O’Donnell has expressed her cooking talent from an early age. Her parents took notice in her unique abilities by observing her while she would help them cook meals.

“She started really taking an interest when she was 3,” Tara’s mom Joanna O’Donnell said. “We had a little stool for her to stand on, and I would have her mix spices. She was able to identify flavors. Her palate seemed to be very sophisticated from a very early age. We felt that she had talent right from the start.”

While in middle school, O’Donnell competed on “Chopped Junior,” a show on Food Network in which children enter the cooking competition, and the last chef standing wins a Chopped Junior chef’s coat and $10,000. O’Donnell ended up winning the show after hours of preparation, practice and dedication.

“I was so happy,” O’Donnell said. “It’s been about four years, so it’s drifting in my memory which is so sad, but I cried, which you can see on the show. I just felt so happy because I had worked so hard for it and it felt really good. I still wear and use the chef’s coat all the time for catering and events. I put all of the money into my college fund — I didn’t touch any of it.”

O’Donnell’s business is catering to events regularly, and she’s working on writing a cookbook. She says that every time she takes a catering job, she’s always learning because there’s always something unexpected that happens.

“It’s always a lot of work; it’s always way more work than I’m expecting,” O’Donnell said. “But when I’m actually at the person’s house and everyone is giving me hugs and telling me that they’re shocked by how young I am, it’s just a really good feeling. It’s something I’m never expecting because I’m just cooking, but everyone is so happy and encouraging. It’s a really awesome experience.”

For her largest catering job yet, a wedding party, O’Donnell enlisted the help of her friend, junior Claire Kimbel. They cooked six different types of food and hundreds of each; which totaled to about 1,000 items for 80 people. They made the food in O’Donnell’s kitchen, then packaged and took it to the house where the party was.
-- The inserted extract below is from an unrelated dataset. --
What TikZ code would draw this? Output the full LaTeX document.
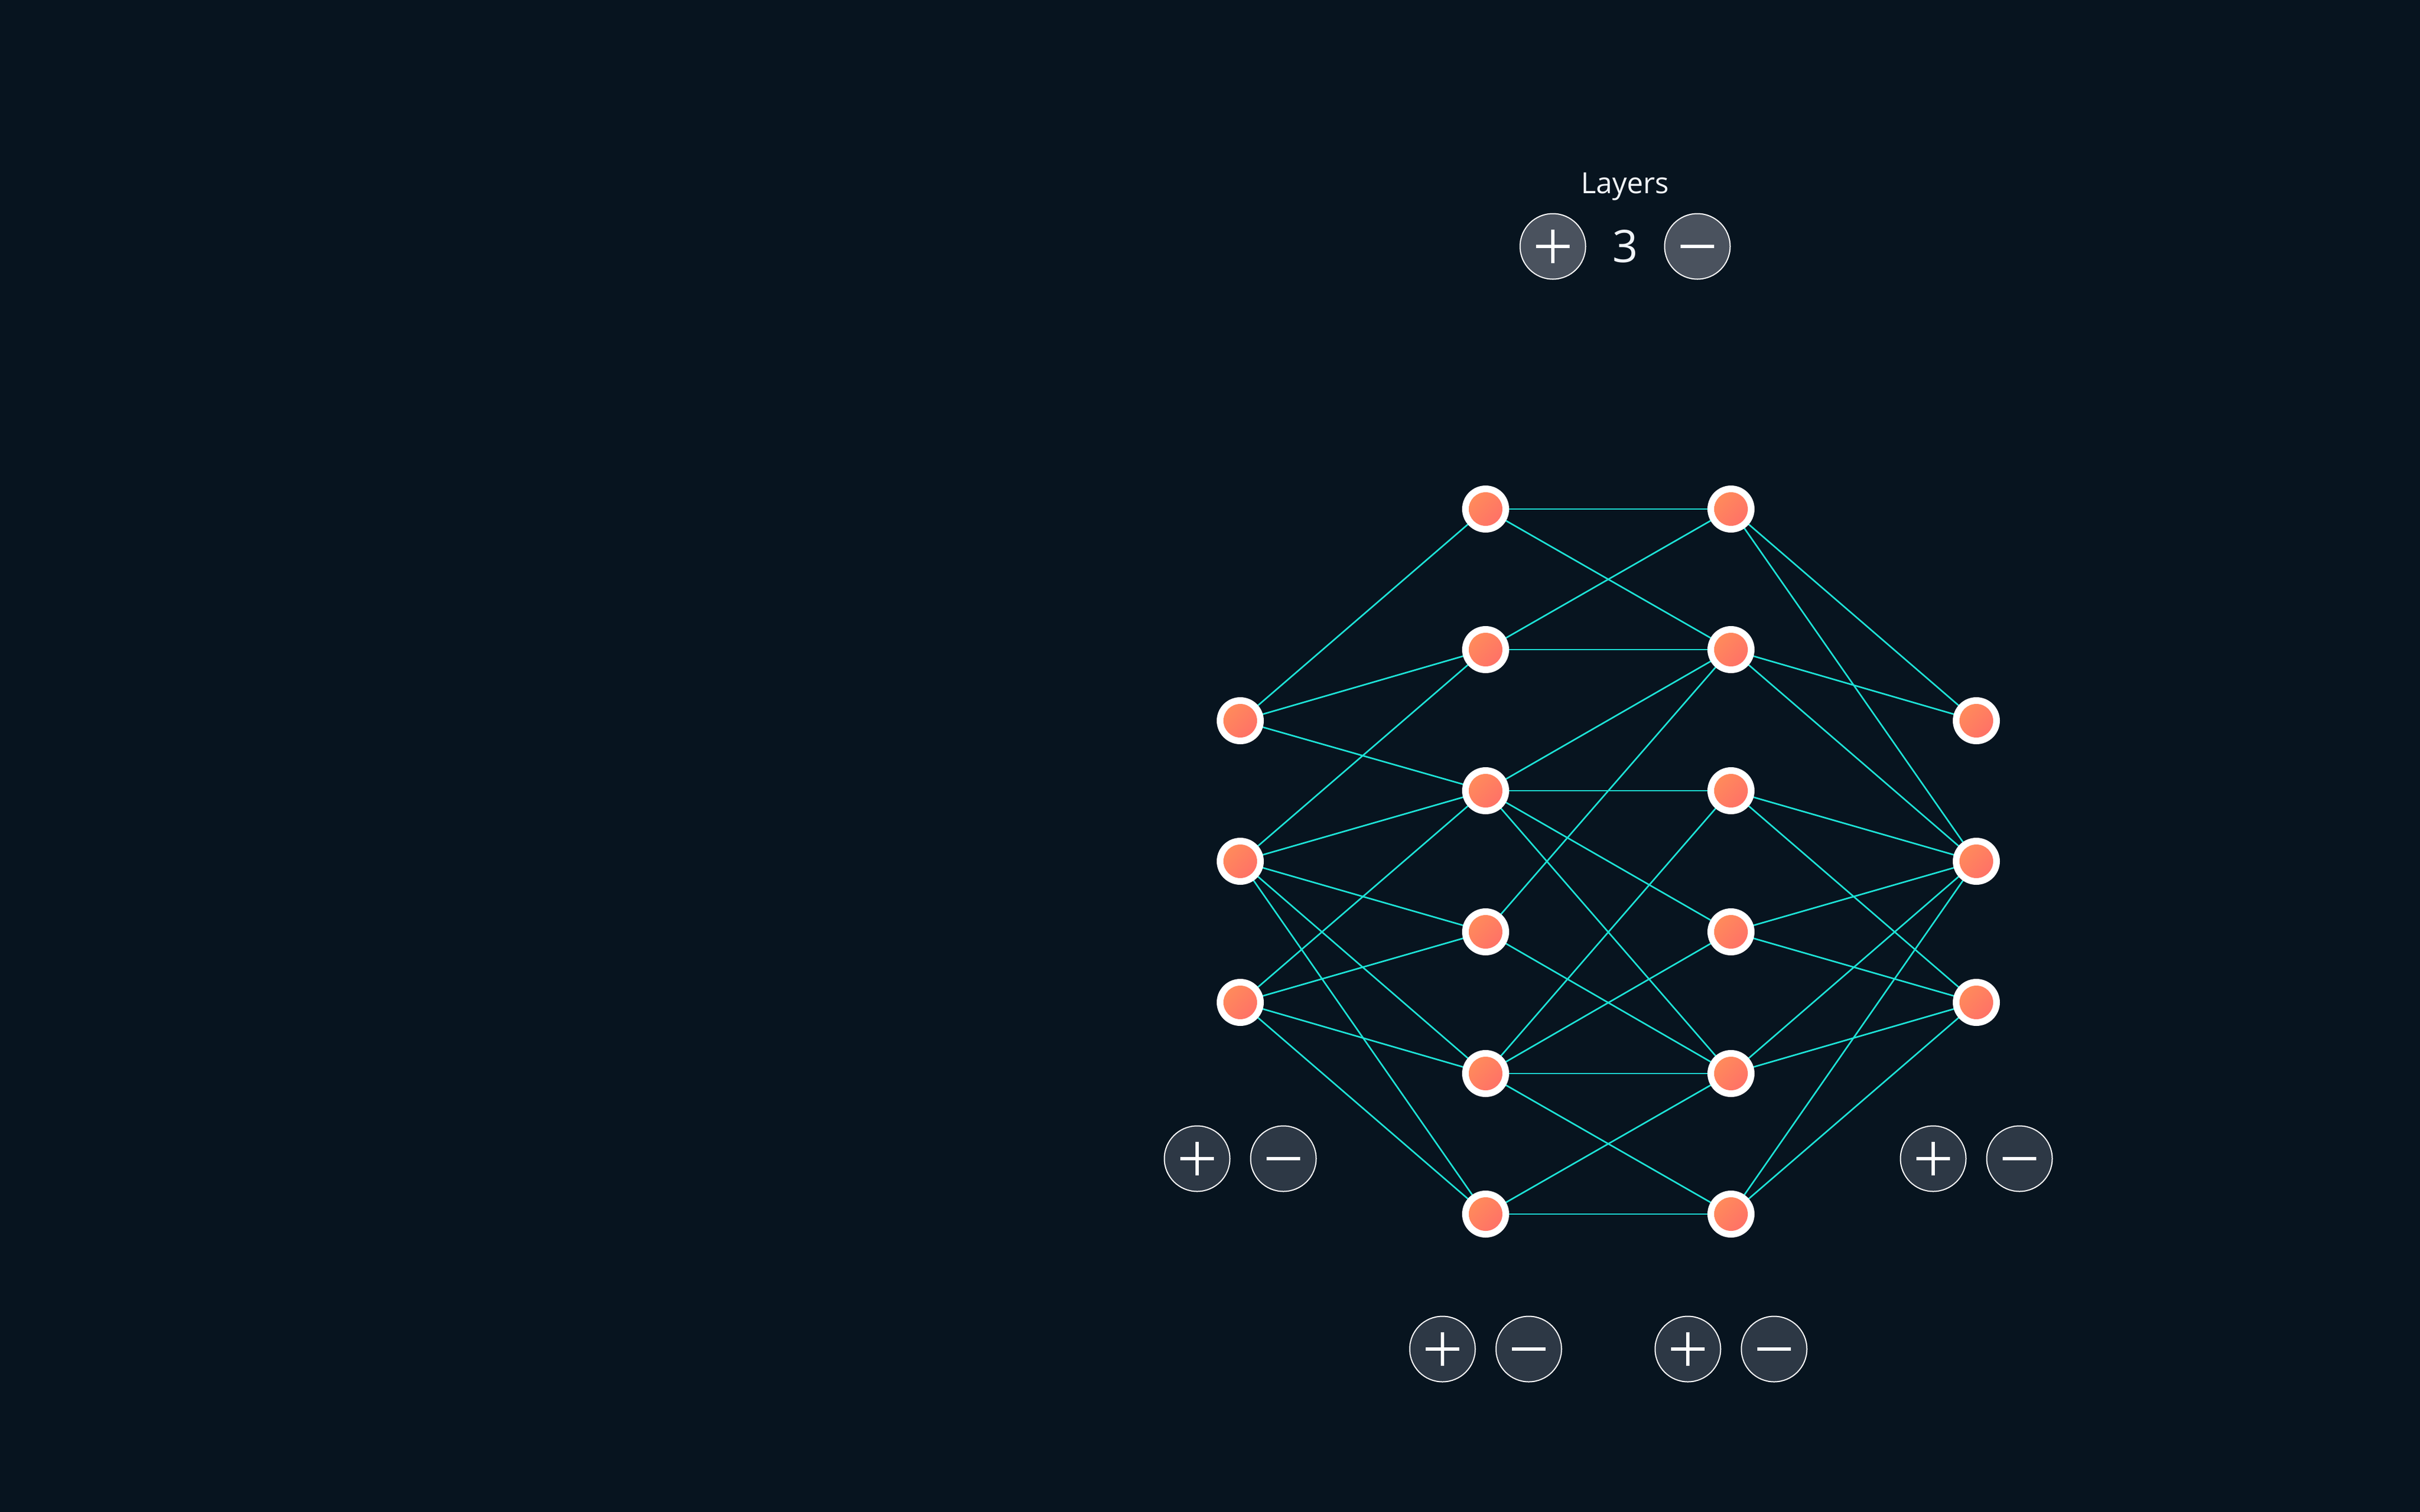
\documentclass[tikz,border=0pt]{standalone}
\usepackage{fontspec}
\setmainfont{Open Sans}
\usetikzlibrary{shadings}
\pgfdeclarelayer{bg}
\pgfdeclarelayer{edges}
\pgfsetlayers{bg,edges,main}
\definecolor{bgc}{RGB}{7,20,31}
\definecolor{edgec}{RGB}{29,226,214}
\definecolor{nodeA}{RGB}{255,150,86}
\definecolor{nodeB}{RGB}{255,102,108}
\definecolor{btnTop}{RGB}{74,82,94}
\definecolor{btnBot}{RGB}{45,56,69}
\definecolor{txt}{RGB}{240,244,248}
\begin{document}
\begin{tikzpicture}[x=0.25pt,y=-0.25pt,
  neuron/.style={circle, fill=white, minimum size=21pt, inner sep=0pt,
    path picture={\shade[upper left=nodeA, lower right=nodeB, upper right=nodeA!50!nodeB, lower left=nodeA!50!nodeB] (path picture bounding box.center) circle (7.5pt);}},
  link/.style={draw=edgec, line width=0.7pt},
  btn/.style={circle, draw=white, line width=0.5pt, minimum size=29.25pt, inner sep=0pt},
  plusbtn/.style={btn, path picture={
    \draw[white, line width=1.3pt] ([xshift=-7.5pt]path picture bounding box.center) -- ([xshift=7.5pt]path picture bounding box.center);
    \draw[white, line width=1.3pt] ([yshift=-7.5pt]path picture bounding box.center) -- ([yshift=7.5pt]path picture bounding box.center);}},
  minusbtn/.style={btn, path picture={
    \draw[white, line width=1.3pt] ([xshift=-7.5pt]path picture bounding box.center) -- ([xshift=7.5pt]path picture bounding box.center);}},
  label/.style={text=txt, inner sep=0pt, anchor=base}
]
\begin{pgfonlayer}{bg}
  \fill[bgc] (0,0) rectangle (4320,2700);
\end{pgfonlayer}
\useasboundingbox (0,0) rectangle (4320,2700);

% title controls
\node[label, font=\fontsize{13}{15}\selectfont] (title) at (2901,345) {Layers};
\node[plusbtn, fill=btnTop] (lplus) at (2772,440) {};
\node[label, font=\fontsize{20}{24}\selectfont] (lcount) at (2901,468) {3};
\node[minusbtn, fill=btnTop] (lminus) at (3030,440) {};

% neurons
\foreach \i/\y in {1/1287,2/1538,3/1790} {
  \node[neuron] (a\i) at (2214,\y) {};
  \node[neuron] (d\i) at (3528,\y) {};
}
\foreach \i/\y in {1/909,2/1160,3/1412,4/1664,5/1917,6/2168} {
  \node[neuron] (b\i) at (2652,\y) {};
  \node[neuron] (c\i) at (3090,\y) {};
}

% per-layer buttons
\node[plusbtn, fill=btnBot] (p0) at (2137,2069) {};
\node[minusbtn, fill=btnBot] (m0) at (2291,2069) {};
\node[plusbtn, fill=btnBot] (p3) at (3451,2069) {};
\node[minusbtn, fill=btnBot] (m3) at (3605,2069) {};
\node[plusbtn, fill=btnBot] (p1) at (2575,2409) {};
\node[minusbtn, fill=btnBot] (m1) at (2729,2409) {};
\node[plusbtn, fill=btnBot] (p2) at (3013,2409) {};
\node[minusbtn, fill=btnBot] (m2) at (3167,2409) {};

% connections
\begin{pgfonlayer}{edges}
\foreach \s/\t in {a1/b1,a1/b2,a1/b3,
  a2/b2,a2/b3,a2/b4,a2/b5,a2/b6,
  a3/b3,a3/b4,a3/b5,a3/b6,
  b1/c1,b1/c2,b2/c1,b2/c2,b3/c2,b3/c3,b3/c4,b3/c5,b4/c2,b4/c5,
  b5/c3,b5/c4,b5/c5,b5/c6,b6/c5,b6/c6,
  c1/d1,c1/d2,c2/d1,c2/d2,c3/d2,c3/d3,c4/d2,c4/d3,c5/d2,c5/d3,c6/d2,c6/d3}
  \draw[link] (\s.center) -- (\t.center);
\end{pgfonlayer}
\end{tikzpicture}
\end{document}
“It was kind of hectic because it was the biggest catering job she’s ever done,” Kimbel said. “It was really cool to be around her because she’s extraordinary. Her food is so good, I can’t put it into words how amazing it is. It was really cool to be there in the moment and see her in action because she doesn’t really talk about that part of her life very often, so I got a sneak peek.”

O’Donnell said the most rewarding part of being a chef is getting to meet new people and have them enjoy her food. She said she practiced a lot to get to where she is now, and will continue to push herself to be better.